HLTH22: Uber Health charts expansion into employer market

LAS VEGAS—Uber Health is expanding its platforms into the employer market, the company announced this week at the HLTH conference.

Caitlin Donovan, global head of Uber Health, told Fierce Healthcare the lessons learned in Medicaid and Medicare Advantage (MA) are applicable in the employer space, too. The challenge then becomes making the pitch to those firms.

Medicaid has covered nonemergency medical transport in some form since 1966, and the return on investment has been clearly established in MA. Employers are a bit behind the curve on this, Donovan said.

"For an employer population, this data exists," she said, "but I think employers are just starting to look at it."

For example, Uber has found that in Medicaid, its services can play a key role in addressing absenteeism, as it makes it far easier for people to reach appointments without needing to take much time off of work. Getting people to their medical visits also leads to better management of chronic conditions, which can reduce lost productivity.

This thinking also applies in the employer market, she said, as many companies employ lower-wage workers who may be less able to take time off. It can also serve as a boon to employees who may be the primary caregiver for a friend or family member, allowing them to schedule transport to doctors' visits.

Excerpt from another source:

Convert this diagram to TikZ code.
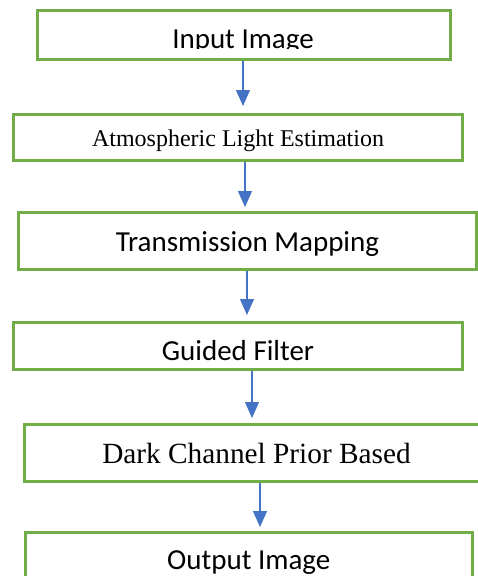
\documentclass[tikz,border=0pt]{standalone}
\usepackage{fontspec}
\setmainfont{Liberation Serif}
\newfontfamily\calibri{Carlito}
\usetikzlibrary{arrows.meta}
\definecolor{boxgreen}{HTML}{70AD47}
\definecolor{arrowblue}{HTML}{4472C4}
\begin{document}
\begin{tikzpicture}[x=1pt, y=-1pt, line join=miter,
	stage/.style={draw=boxgreen, line width=3pt, inner sep=0pt, text depth=0pt},
	sanstext/.style={font=\calibri\fontsize{29}{31}\selectfont},
	rmtext/.style={font=\fontsize{#1}{#1}\selectfont},
	flow/.style={draw=arrowblue, line width=1.2pt, -{Triangle[width=14pt,length=16pt]}}]
	\useasboundingbox (0,0) rectangle (478,576);
	\clip (0,0) rectangle (478,576);
	\node[stage, minimum width=413, minimum height=49] (in) at (244,35) {};
	\begin{scope}
		\clip (in.north west) rectangle ([yshift=-13.5pt]in.east);
		\node[sanstext, anchor=base, inner sep=0pt] (intext) at (243,48) {Input Image};
	\end{scope}
	\node[stage, rmtext=24, text height=17pt, minimum width=449, minimum height=46] (ale) at (238,137.5) {Atmospheric Light Estimation};
	\node[stage, sanstext, text height=20pt, minimum width=458, minimum height=57] (tm) at (247.5,241) {Transmission Mapping};
	\node[stage, sanstext, text height=28pt, minimum width=449, minimum height=47] (gf) at (238,346) {Guided Filter};
	\node[stage, rmtext=29.3, text height=20pt, minimum width=464, minimum height=57] (dcp) at (256.5,453) {Dark Channel Prior Based};
	\node[stage, sanstext, text height=16pt, minimum width=447.5, minimum height=57] (out) at (248.75,561) {Output Image};
	\draw[flow, shorten >=7pt] ([xshift=-1pt]in.south) -- ([xshift=5pt]ale.north);
	\draw[flow, shorten >=4pt] ([xshift=7pt]ale.south) -- ([xshift=-2.5pt]tm.north);
	\draw[flow, shorten >=6pt] ([xshift=-0.5pt]tm.south) -- ([xshift=9pt]gf.north);
	\draw[flow, shorten >=5pt] ([xshift=14pt]gf.south) -- ([xshift=-4.5pt]dcp.north);
	\draw[flow, shorten >=4pt] ([xshift=3.5pt]dcp.south) -- ([xshift=11.25pt]out.north);
\end{tikzpicture}
\end{document}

Keeping people happy on the job is key to maintaining a thriving workforce, she said.

Uber Health typically stands up three types of programs, Donovan said. The obvious use case is in closing gaps in care, as getting people to necessary appointments can prevent more serious diseases, better manage their needs and improve medication adherence.

Uber's platform can make it easier for people who need frequent visits to their physicians as well, such as people undergoing chemotherapy or dialysis.

However, the company also does work in benefits administration and network design, which fit neatly under the employer umbrella.

"I think that really applies well to an employer population," she said.

The goal in tackling benefit design, Donovan said, is to have a plan in place for multiple coverage scenarios. She offered an example of a patient treated by a client contracted with Uber who was being managed in a value-based care approach. The patient, who was dually eligible for Medicare and Medicaid, needed a trip to the doctor, but as it was across state lines Medicaid would not cover it and their Medicare benefits were exhausted.

The Uber ride was not provided because of this coverage gap, and the patient later had an acute event that required a far more costly ambulance ride and hospital stay, Donovan said.

In working with clients on benefit design, the Uber Health team is looking to prevent those types of gaps.

"It was the wrong thing to do for the patient, and the wrong thing to do for the system," Donovan said, "and it was all because of improper benefit design."